At Meryl’s Safe Haven, we see daily how workforce instability impacts not only organizations, but the broader community as well. Human services agencies, nonprofits, businesses, educational institutions, and employers across industries are all navigating many of the same pressures:

Staffing shortages
Retention challenges
Burnout
Rising operational costs
Gaps in workforce preparedness
Increased demand for support services
Rapidly changing workplace expectations
At the same time, workers themselves are navigating an economy that looks very different than it did even a decade ago. Housing costs continue to rise. Transportation, childcare, healthcare, and basic living expenses place increasing strain on households. Technology continues to accelerate workplace expectations and communication demands, while organizations are being asked to do more—with fewer resources and tighter margins.
These realities affect productivity, morale, retention, and overall workforce participation. Karen Pelletier, Executive Vice President of the Worcester Regional Chamber of Commerce, notes that these workforce challenges are being experienced every day by employers across industries. “In conversations with Chamber member businesses—from small family-owned operations to larger regional employers—we continue to hear many of the same concerns, Pelletier shared. “Employers are struggling to fill open positions, particularly mid-skill roles that require both technical ability and strong foundational workplace skills like accountability, communication, professionalism, consistency, and follow-through.” Retention, she explains, has also become one of the most pressing concerns facing employers today. “Many businesses are seeing increased turnover, more frequent absenteeism, and greater demands on managers to coach and reinforce basic workplace expectations,” Pelletier said. “For employers, workforce instability is not simply an HR challenge—it becomes a growth constraint.”
When positions remain unfilled or turnover remains high, businesses often experience slowed productivity, staff burnout, delayed expansion opportunities, and challenges meeting customer demand.
At the same time, there is reason for optimism.
Across the region, businesses are adapting by investing more intentionally in onboarding, training, mentorship, and professional development. There is growing recognition that job readiness cannot simply be assumed—it must be supported and developed through systems that encourage communication, accountability, and consistency. This is where workforce development and economic development become deeply connected.

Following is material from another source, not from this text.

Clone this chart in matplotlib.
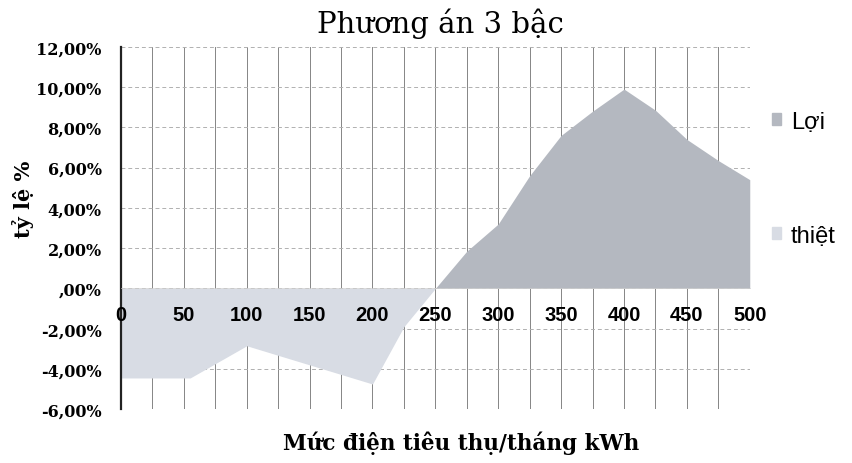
import matplotlib
matplotlib.use('Agg')
import matplotlib.pyplot as plt
import matplotlib.patches as mpatches
from matplotlib.ticker import FuncFormatter, MultipleLocator
import numpy as np

# values (percent)
kwh_loi = [250, 275, 300, 325, 350, 375, 400, 425, 450, 475, 500]
loi = [0, 1.85, 3.2, 5.6, 7.6, 8.8, 9.9, 8.85, 7.4, 6.35, 5.4]
kwh_thiet = [0, 55, 100, 200, 225, 250]
thiet = [-4.45, -4.45, -2.85, -4.75, -1.9, 0]
x_ticks = [0, 50, 100, 150, 200, 250, 300, 350, 400, 450, 500]
y_ticks = [-6, -4, -2, 0, 2, 4, 6, 8, 10, 12]

col_loi = '#b4b8c0'
col_thiet = '#d8dce4'


def pct(v, pos):
    if v == 0:
        return ',00%'
    return ('%.2f%%' % v).replace('.', ',')


fig = plt.figure(figsize=(8.52, 4.64), dpi=100)
ax = fig.add_axes([0.142, 0.116, 0.738, 0.781])

ax.fill_between(kwh_loi, 0, loi, color=col_loi, lw=0, zorder=2)
ax.fill_between(kwh_thiet, 0, thiet, color=col_thiet, lw=0, zorder=2)

ax.set_xlim(0, 500)
ax.set_ylim(-6, 12)
ax.set_axisbelow(True)

# grid: solid verticals every 25, dashed horizontals every 2%
ax.xaxis.set_minor_locator(MultipleLocator(25))
ax.set_xticks(x_ticks)
ax.set_xticklabels([])
ax.set_yticks(y_ticks)
ax.grid(True, axis='x', which='both', color='#858585', lw=0.7, ls='-')
ax.grid(True, axis='y', which='major', color='#b0b0b0', lw=0.7, ls=(0, (4, 3)))

for s in ['top', 'right']:
    ax.spines[s].set_visible(False)
ax.spines['left'].set_color('#222222')
ax.spines['left'].set_linewidth(1.6)
ax.spines['left'].set_zorder(3)
ax.spines['bottom'].set_position(('data', 0))
ax.spines['bottom'].set_color('#d0d0d0')
ax.spines['bottom'].set_linewidth(0.5)
ax.spines['bottom'].set_zorder(3)

# x tick labels sit on top of the filled areas
ax.tick_params(axis='x', which='both', length=0)
for t in x_ticks:
    ax.annotate(str(t), xy=(t, 0), xycoords='data', xytext=(0, -18.5),
                textcoords='offset points', ha='center', va='center',
                family='Liberation Sans', fontweight='bold', fontsize=14.5,
                zorder=5)

ax.tick_params(axis='y', length=0, pad=14)
ax.yaxis.set_major_formatter(FuncFormatter(pct))
for lab in ax.get_yticklabels():
    lab.set_fontfamily('DejaVu Serif')
    lab.set_fontweight('bold')
    lab.set_fontsize(11.5)

fig.text(0.517, 0.948, 'Phương án 3 bậc', ha='center', va='center',
         family='DejaVu Serif', fontsize=21)
fig.text(0.541, 0.045, 'Mức điện tiêu thụ/tháng kWh', ha='center', va='center',
         family='DejaVu Serif', fontweight='bold', fontsize=15.5)
fig.text(0.027, 0.57, 'tỷ lệ %', ha='center', va='center', rotation=90,
         family='DejaVu Serif', fontweight='bold', fontsize=15)

patches = [mpatches.Patch(color=col_loi, label='Lợi'),
           mpatches.Patch(color=col_thiet, label='thiệt')]
ax.legend(handles=patches, loc='upper left', bbox_to_anchor=(1.02, 0.85),
          frameon=False, prop={'family': 'Liberation Sans', 'size': 17},
          handlelength=0.4, handleheight=0.4, handletextpad=0.4,
          labelspacing=3.9, borderaxespad=0)

fig.savefig('out.png', dpi=100)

A strong workforce supports:
Local business growth
Economic stability
Community investment
Organizational sustainability
Regional competitiveness
And when barriers prevent individuals from successfully entering or remaining in the workforce, the impact is felt not only by employers, but throughout the local economy.

“The barriers facing today’s workforce—housing affordability, transportation access, childcare availability, and rising living costs—are showing up in very practical ways inside the workplace,” Pelletier explained. “These are not abstract social issues. They directly affect attendance, scheduling, retention, and workforce participation.” That reality reinforces the importance of partnerships.
No single employer, nonprofit, school, or agency can solve these challenges alone. The most effective solutions are collaborative ones—bringing together businesses, educational institutions, workforce agencies, community organizations, and leaders across sectors to align efforts and strengthen pathways into sustainable employment.
At Meryl’s Safe Haven, we see that collaboration firsthand. Whether supporting workforce readiness, connecting individuals to resources, or helping people navigate barriers that impact employment stability, the work is most effective when systems are connected, and communication remains open between organizations and industries.
As Pelletier notes, “Workforce challenges require shared ownership. Employers have a role to play in building supportive, accountable workplace cultures. Community organizations provide essential services that help individuals succeed. Educational institutions prepare the pipeline. And organizations like the Chamber help bring stakeholders together to drive regional progress.”
Moving forward, the opportunity is not simply to respond to workforce challenges—but to build stronger systems around them:
Systems that prepare people to succeed
Systems that support employers
Systems that strengthen workforce participation and retention
Systems that connect economic growth with community stability
The workforce is changing. So is the economy. And communities like Worcester are adapting in real time.But even amid change, some fundamentals remain constant:
Accountability matters
Communication matters
Reliability matters
Relationships matter
And while the challenges are real, so is the opportunity to build a workforce—and a regional economy—that is stronger, more connected, and more sustainable for everyone.